- _Stated goal_: Copy each line of the entries that contains the word "this".

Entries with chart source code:
[BEGIN]

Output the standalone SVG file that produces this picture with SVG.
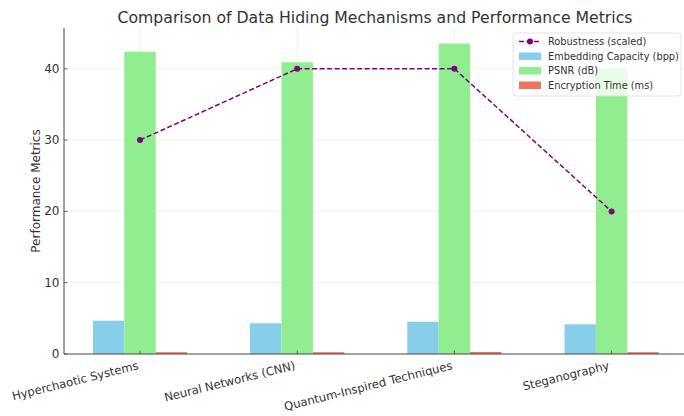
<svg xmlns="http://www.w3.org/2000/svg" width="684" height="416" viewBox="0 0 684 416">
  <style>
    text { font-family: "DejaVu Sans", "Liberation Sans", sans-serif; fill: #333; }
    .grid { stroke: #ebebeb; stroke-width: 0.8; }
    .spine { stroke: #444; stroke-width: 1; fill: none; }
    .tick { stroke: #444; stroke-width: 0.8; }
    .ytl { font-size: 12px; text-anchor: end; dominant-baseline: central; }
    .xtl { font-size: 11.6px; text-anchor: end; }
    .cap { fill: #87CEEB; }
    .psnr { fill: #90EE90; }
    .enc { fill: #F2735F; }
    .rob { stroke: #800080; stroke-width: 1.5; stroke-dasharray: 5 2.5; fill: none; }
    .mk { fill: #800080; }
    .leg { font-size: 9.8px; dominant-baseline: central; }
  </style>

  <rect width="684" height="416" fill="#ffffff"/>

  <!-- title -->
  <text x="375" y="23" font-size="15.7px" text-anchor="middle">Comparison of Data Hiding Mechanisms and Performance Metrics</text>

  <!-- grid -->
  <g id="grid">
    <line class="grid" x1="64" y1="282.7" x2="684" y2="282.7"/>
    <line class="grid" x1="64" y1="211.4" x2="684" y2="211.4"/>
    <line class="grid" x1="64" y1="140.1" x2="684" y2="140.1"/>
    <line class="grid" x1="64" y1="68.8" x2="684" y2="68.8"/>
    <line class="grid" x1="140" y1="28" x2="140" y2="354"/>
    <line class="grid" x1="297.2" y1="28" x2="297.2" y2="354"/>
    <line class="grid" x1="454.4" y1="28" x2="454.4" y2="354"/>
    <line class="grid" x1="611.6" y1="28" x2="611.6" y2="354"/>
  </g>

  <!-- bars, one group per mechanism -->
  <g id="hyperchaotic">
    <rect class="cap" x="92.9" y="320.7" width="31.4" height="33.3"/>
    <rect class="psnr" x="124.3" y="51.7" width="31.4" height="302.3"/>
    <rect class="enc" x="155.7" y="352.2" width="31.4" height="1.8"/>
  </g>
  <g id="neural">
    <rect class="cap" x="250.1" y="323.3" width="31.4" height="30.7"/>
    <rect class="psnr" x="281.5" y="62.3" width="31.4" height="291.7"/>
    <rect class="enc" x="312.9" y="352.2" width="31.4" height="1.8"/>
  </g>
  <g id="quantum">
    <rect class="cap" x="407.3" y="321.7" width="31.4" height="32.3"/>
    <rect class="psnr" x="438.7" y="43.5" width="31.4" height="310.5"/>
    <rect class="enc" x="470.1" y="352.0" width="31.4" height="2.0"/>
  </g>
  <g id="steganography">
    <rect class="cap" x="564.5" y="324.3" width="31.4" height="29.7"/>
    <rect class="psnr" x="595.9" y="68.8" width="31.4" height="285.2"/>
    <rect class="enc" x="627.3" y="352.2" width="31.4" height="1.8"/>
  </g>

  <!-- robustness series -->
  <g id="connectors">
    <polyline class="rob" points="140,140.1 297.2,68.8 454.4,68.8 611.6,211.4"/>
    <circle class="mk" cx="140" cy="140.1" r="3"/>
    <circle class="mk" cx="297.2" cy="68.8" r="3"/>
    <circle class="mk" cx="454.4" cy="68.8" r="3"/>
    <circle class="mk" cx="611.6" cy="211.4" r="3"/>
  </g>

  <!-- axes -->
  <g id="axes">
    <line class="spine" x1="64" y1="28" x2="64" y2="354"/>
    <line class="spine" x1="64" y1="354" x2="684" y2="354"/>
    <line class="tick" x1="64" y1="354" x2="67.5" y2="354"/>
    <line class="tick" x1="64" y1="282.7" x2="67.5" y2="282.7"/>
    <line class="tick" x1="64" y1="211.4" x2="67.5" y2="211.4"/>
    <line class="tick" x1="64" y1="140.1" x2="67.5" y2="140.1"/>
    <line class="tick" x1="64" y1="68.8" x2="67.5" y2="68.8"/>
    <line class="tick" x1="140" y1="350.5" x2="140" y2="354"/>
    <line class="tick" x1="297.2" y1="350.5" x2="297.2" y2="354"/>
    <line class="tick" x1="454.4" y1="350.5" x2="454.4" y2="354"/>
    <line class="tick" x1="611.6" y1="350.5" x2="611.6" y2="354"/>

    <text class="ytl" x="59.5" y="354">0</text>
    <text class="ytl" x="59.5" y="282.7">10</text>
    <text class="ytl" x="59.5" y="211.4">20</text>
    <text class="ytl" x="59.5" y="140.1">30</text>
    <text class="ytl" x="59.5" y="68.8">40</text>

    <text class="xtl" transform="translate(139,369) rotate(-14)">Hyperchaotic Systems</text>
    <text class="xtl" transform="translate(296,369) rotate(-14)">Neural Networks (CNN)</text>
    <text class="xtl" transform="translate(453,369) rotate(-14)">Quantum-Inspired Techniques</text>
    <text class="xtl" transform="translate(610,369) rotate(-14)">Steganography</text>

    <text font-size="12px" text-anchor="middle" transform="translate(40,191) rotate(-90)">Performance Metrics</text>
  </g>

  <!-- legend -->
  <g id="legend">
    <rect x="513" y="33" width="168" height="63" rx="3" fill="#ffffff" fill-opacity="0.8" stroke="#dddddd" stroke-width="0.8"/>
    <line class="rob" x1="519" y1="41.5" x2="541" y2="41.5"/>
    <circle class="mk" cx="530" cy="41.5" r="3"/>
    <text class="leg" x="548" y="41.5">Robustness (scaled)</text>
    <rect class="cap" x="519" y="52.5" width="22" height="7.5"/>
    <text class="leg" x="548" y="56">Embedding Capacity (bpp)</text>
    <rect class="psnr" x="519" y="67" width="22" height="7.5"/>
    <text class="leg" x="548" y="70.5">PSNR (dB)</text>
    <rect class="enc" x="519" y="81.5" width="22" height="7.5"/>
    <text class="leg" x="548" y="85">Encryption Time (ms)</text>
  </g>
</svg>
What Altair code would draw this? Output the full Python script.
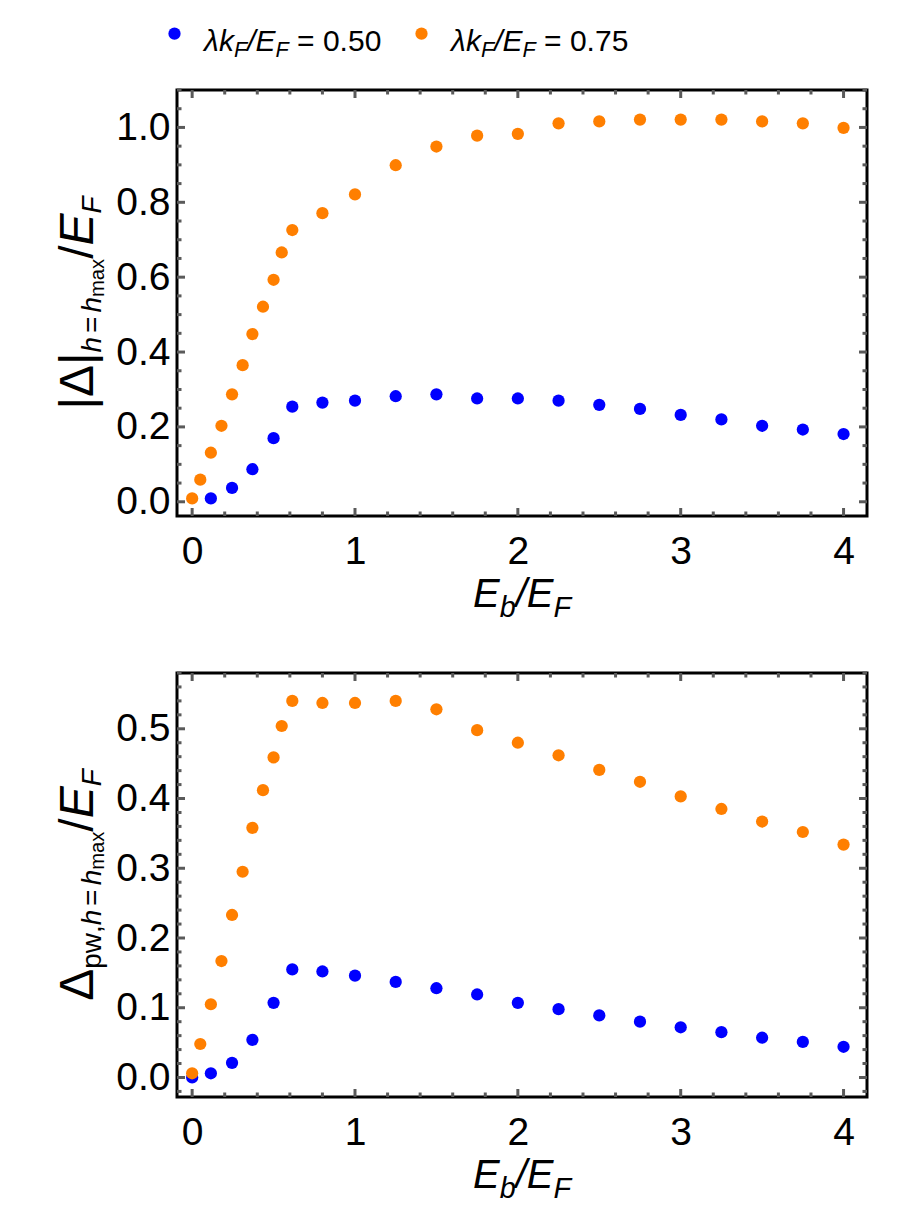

[END]

- _Final result_:
Output the standalone SVG file that produces this picture with SVG.
What Altair code would draw this? Output the full Python script.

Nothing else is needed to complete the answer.